Westward Cork Migration by Sail 1815-1860 by John Sutton

PART II EMIGRANT PERSPECTIVE

1817-25. The Erie Canal (US) 584 km (363 miles) long. Ground was broken 4 Jul 1817 at Rome NY and the canal was completed 26 Oct 1825 , opening commerce and westerly migration to rich farmlands south of the Great Lakes. The cost of transshipment of goods from New York to Lake Erie was reduced tenfold, further affirming New York as a major mercantile capital.

Fig. 21. Erie Canal boats “Within a generation after the opening of the Erie Canal in 1825, the fertile open land around the American shores of Lake Ontario and Lake Erie was converted to farms, and many an isolated village became a bustling center of commerce .and infant industry. Farther west around Lake Michigan in new immigrant settlements, agriculture, and commerce, replacing the fur trade and Indian ways, produced a civilization similar to that on the eastern lakes” (Larson,1983). 1821. First Steamboat on Lake Michigan (US).
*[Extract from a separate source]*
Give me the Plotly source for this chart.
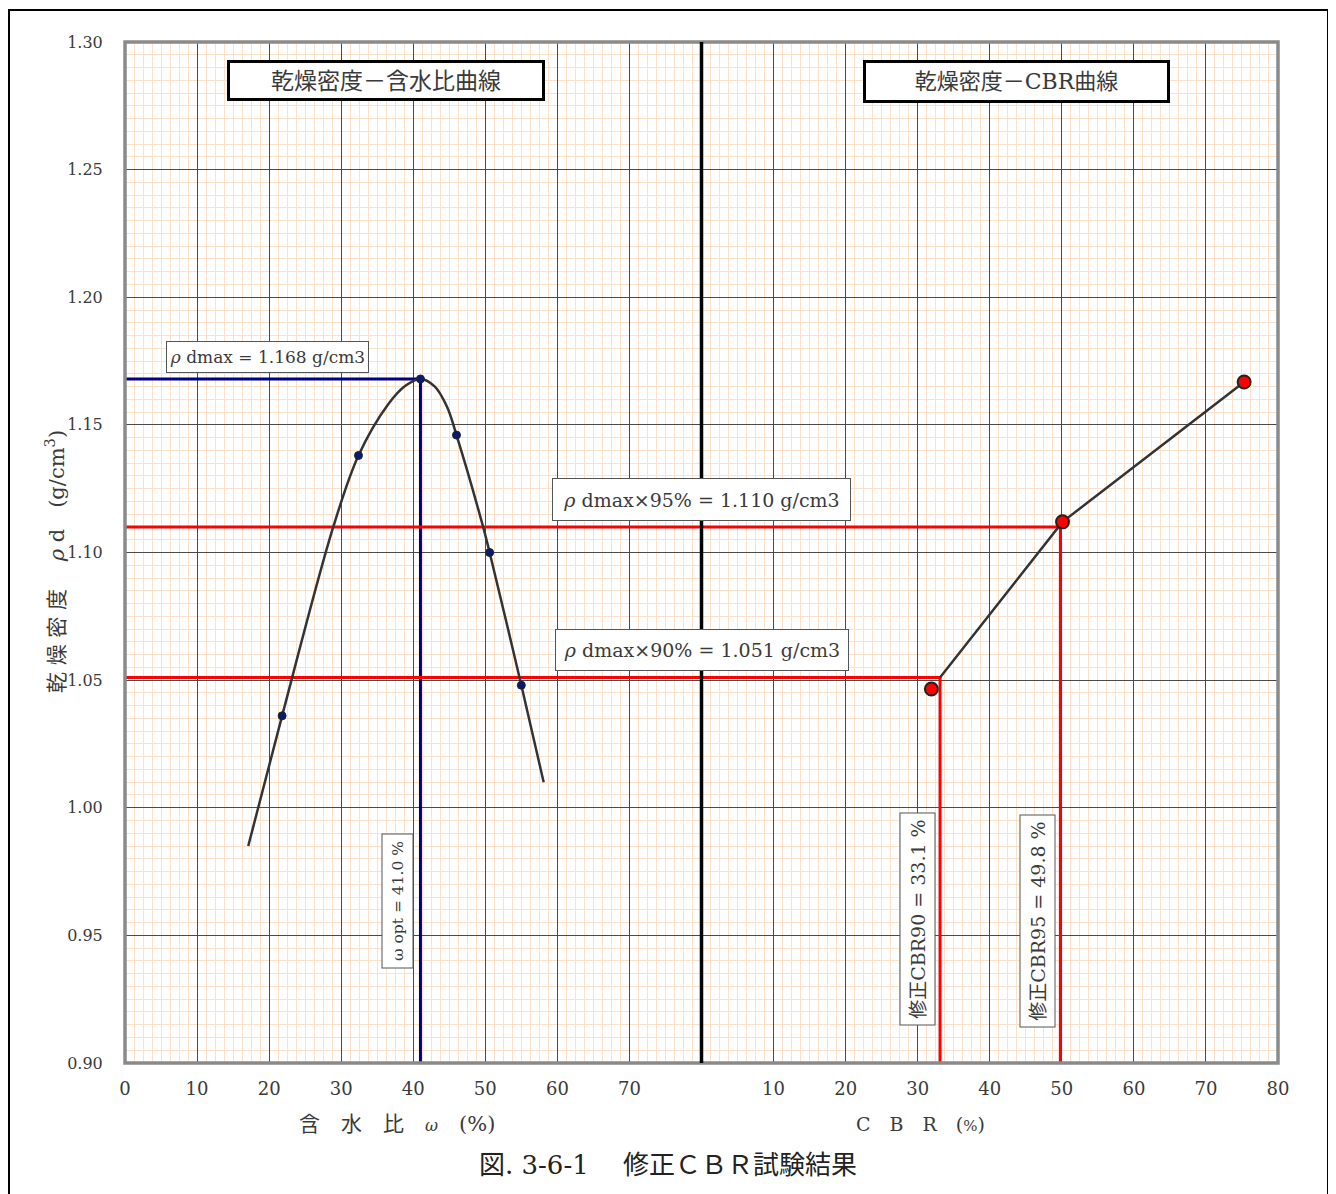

The steamboat Walk-in-the-Water left Detroit Michigan bound, via the Straits of Mackinac, for Green Bay Wisconsin on 31 July 1821 with 200 passengers and an expedition to explore the south shore of Lake Superior and Upper Mississippi region. Four years elapsed before another steamer returned to Lake Michigan (Jepson, 2023). 1821. Merger of the North West Fur Company into the Hudson Bay Company (BNA). These two major North American fur-trade companies had become bitter, often violent, rivals until forced by the British government to merge in 1821 , when their reach in the fur trade was permitted to extend across the continent and beyond the Rockies to the Columbia River Basin. The Company would continue to control their business through a network of trade posts and alliances with indigenous peoples, effectively resisting foreign expansionism into Rupert’s Land prior to the Confederation of the Dominion of Canada in 1867 (Bown, 2021).